++++ PROVIDED DATA ++++

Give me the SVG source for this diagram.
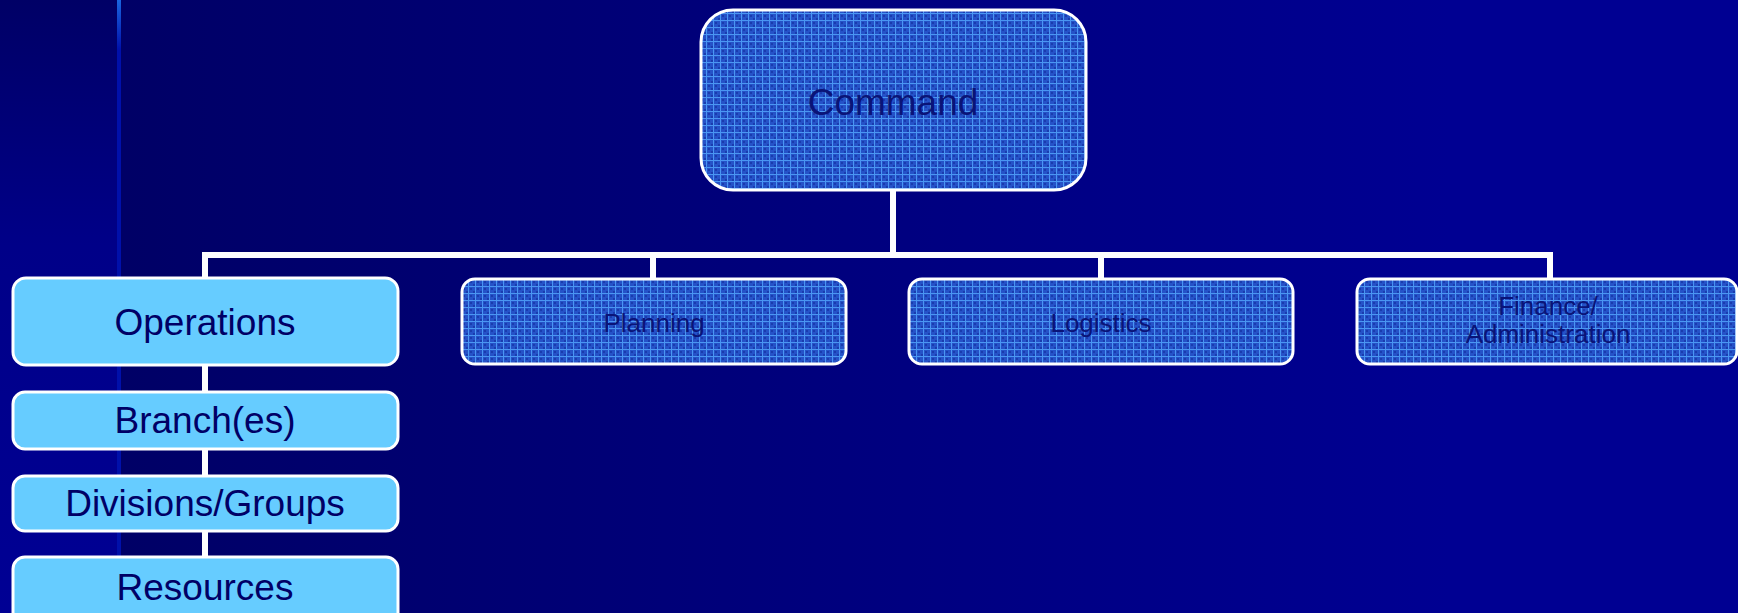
<svg xmlns="http://www.w3.org/2000/svg" width="1738" height="613" viewBox="0 0 1738 613">
<defs>
<linearGradient id="bgMain" gradientUnits="userSpaceOnUse" x1="120" y1="0" x2="1450" y2="0">
<stop offset="0" stop-color="#000066"/>
<stop offset="1" stop-color="#000092"/>
</linearGradient>
<linearGradient id="bgLeft" gradientUnits="userSpaceOnUse" x1="0" y1="0" x2="0" y2="613">
<stop offset="0" stop-color="#000066"/>
<stop offset="0.4" stop-color="#000088"/>
<stop offset="1" stop-color="#000094"/>
</linearGradient>
<linearGradient id="strip" gradientUnits="userSpaceOnUse" x1="0" y1="0" x2="0" y2="50">
<stop offset="0" stop-color="#1a66e0"/>
<stop offset="1" stop-color="#0010aa"/>
</linearGradient>
<pattern id="grid" patternUnits="userSpaceOnUse" width="7" height="7">
<rect width="7" height="7" fill="#2552c8"/>
<rect x="1" y="1" width="2" height="2" fill="#1a3cae"/>
<rect x="4" y="4" width="2" height="2" fill="#1a3cae"/>
<rect x="0" y="6" width="7" height="1" fill="#4a96f2"/>
<rect x="6" y="0" width="1" height="7" fill="#4a96f2"/>
</pattern>
</defs>
<style>
.pat{fill:url(#grid);stroke:#ffffff;stroke-width:3}
.lite{fill:#66ccff;stroke:#ffffff;stroke-width:3}
.conn{stroke:#ffffff;stroke-width:6;fill:none}
text{font-family:"Liberation Sans",Arial,sans-serif;text-anchor:middle}
.tp{fill:#0a1478}
.tl{fill:#000066;font-size:37px}
.ts{font-size:26px}
</style>
<rect x="0" y="0" width="1738" height="613" fill="url(#bgMain)"/>
<rect x="0" y="0" width="118" height="613" fill="url(#bgLeft)"/>
<rect x="117" y="0" width="4" height="613" fill="#0010aa"/>
<rect x="117" y="0" width="4" height="50" fill="url(#strip)"/>
<g id="connectors">
<path class="conn" d="M893 190 V255 M205 255 H1550 M205 252 V560 M653 255 V280 M1101 255 V280 M1550 252 V280"/>
</g>
<g id="command">
<rect class="pat" x="701" y="10" width="385" height="180" rx="32"/>
<text class="tp" x="893" y="115" font-size="37">Command</text>
</g>
<g id="planning">
<rect class="pat" x="462" y="279" width="384" height="85" rx="13"/>
<text class="tp ts" x="654" y="332">Planning</text>
</g>
<g id="logistics">
<rect class="pat" x="909" y="279" width="384" height="85" rx="13"/>
<text class="tp ts" x="1101" y="332">Logistics</text>
</g>
<g id="finance">
<rect class="pat" x="1357" y="279" width="380" height="85" rx="13"/>
<text class="tp ts" x="1548" y="315">Finance/</text>
<text class="tp ts" x="1548" y="343">Administration</text>
</g>
<g id="operations">
<rect class="lite" x="13" y="278" width="385" height="87" rx="13"/>
<text class="tl" x="205" y="335">Operations</text>
</g>
<g id="branches">
<rect class="lite" x="13" y="392" width="385" height="57" rx="12"/>
<text class="tl" x="205" y="433">Branch(es)</text>
</g>
<g id="divisions">
<rect class="lite" x="13" y="476" width="385" height="55" rx="12"/>
<text class="tl" x="205" y="516">Divisions/Groups</text>
</g>
<g id="resources">
<rect class="lite" x="13" y="557" width="385" height="80" rx="12"/>
<text class="tl" x="205" y="600">Resources</text>
</g>
</svg>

++++

Pictures are excluded; output everything else in the data verbatim.

Give me the SVG source for this diagram.
<svg xmlns="http://www.w3.org/2000/svg" width="1738" height="613" viewBox="0 0 1738 613">
<defs>
<linearGradient id="bgMain" gradientUnits="userSpaceOnUse" x1="120" y1="0" x2="1450" y2="0">
<stop offset="0" stop-color="#000066"/>
<stop offset="1" stop-color="#000092"/>
</linearGradient>
<linearGradient id="bgLeft" gradientUnits="userSpaceOnUse" x1="0" y1="0" x2="0" y2="613">
<stop offset="0" stop-color="#000066"/>
<stop offset="0.4" stop-color="#000088"/>
<stop offset="1" stop-color="#000094"/>
</linearGradient>
<linearGradient id="strip" gradientUnits="userSpaceOnUse" x1="0" y1="0" x2="0" y2="50">
<stop offset="0" stop-color="#1a66e0"/>
<stop offset="1" stop-color="#0010aa"/>
</linearGradient>
<pattern id="grid" patternUnits="userSpaceOnUse" width="7" height="7">
<rect width="7" height="7" fill="#2552c8"/>
<rect x="1" y="1" width="2" height="2" fill="#1a3cae"/>
<rect x="4" y="4" width="2" height="2" fill="#1a3cae"/>
<rect x="0" y="6" width="7" height="1" fill="#4a96f2"/>
<rect x="6" y="0" width="1" height="7" fill="#4a96f2"/>
</pattern>
</defs>
<style>
.pat{fill:url(#grid);stroke:#ffffff;stroke-width:3}
.lite{fill:#66ccff;stroke:#ffffff;stroke-width:3}
.conn{stroke:#ffffff;stroke-width:6;fill:none}
text{font-family:"Liberation Sans",Arial,sans-serif;text-anchor:middle}
.tp{fill:#0a1478}
.tl{fill:#000066;font-size:37px}
.ts{font-size:26px}
</style>
<rect x="0" y="0" width="1738" height="613" fill="url(#bgMain)"/>
<rect x="0" y="0" width="118" height="613" fill="url(#bgLeft)"/>
<rect x="117" y="0" width="4" height="613" fill="#0010aa"/>
<rect x="117" y="0" width="4" height="50" fill="url(#strip)"/>
<g id="connectors">
<path class="conn" d="M893 190 V255 M205 255 H1550 M205 252 V560 M653 255 V280 M1101 255 V280 M1550 252 V280"/>
</g>
<g id="command">
<rect class="pat" x="701" y="10" width="385" height="180" rx="32"/>
<text class="tp" x="893" y="115" font-size="37">Command</text>
</g>
<g id="planning">
<rect class="pat" x="462" y="279" width="384" height="85" rx="13"/>
<text class="tp ts" x="654" y="332">Planning</text>
</g>
<g id="logistics">
<rect class="pat" x="909" y="279" width="384" height="85" rx="13"/>
<text class="tp ts" x="1101" y="332">Logistics</text>
</g>
<g id="finance">
<rect class="pat" x="1357" y="279" width="380" height="85" rx="13"/>
<text class="tp ts" x="1548" y="315">Finance/</text>
<text class="tp ts" x="1548" y="343">Administration</text>
</g>
<g id="operations">
<rect class="lite" x="13" y="278" width="385" height="87" rx="13"/>
<text class="tl" x="205" y="335">Operations</text>
</g>
<g id="branches">
<rect class="lite" x="13" y="392" width="385" height="57" rx="12"/>
<text class="tl" x="205" y="433">Branch(es)</text>
</g>
<g id="divisions">
<rect class="lite" x="13" y="476" width="385" height="55" rx="12"/>
<text class="tl" x="205" y="516">Divisions/Groups</text>
</g>
<g id="resources">
<rect class="lite" x="13" y="557" width="385" height="80" rx="12"/>
<text class="tl" x="205" y="600">Resources</text>
</g>
</svg>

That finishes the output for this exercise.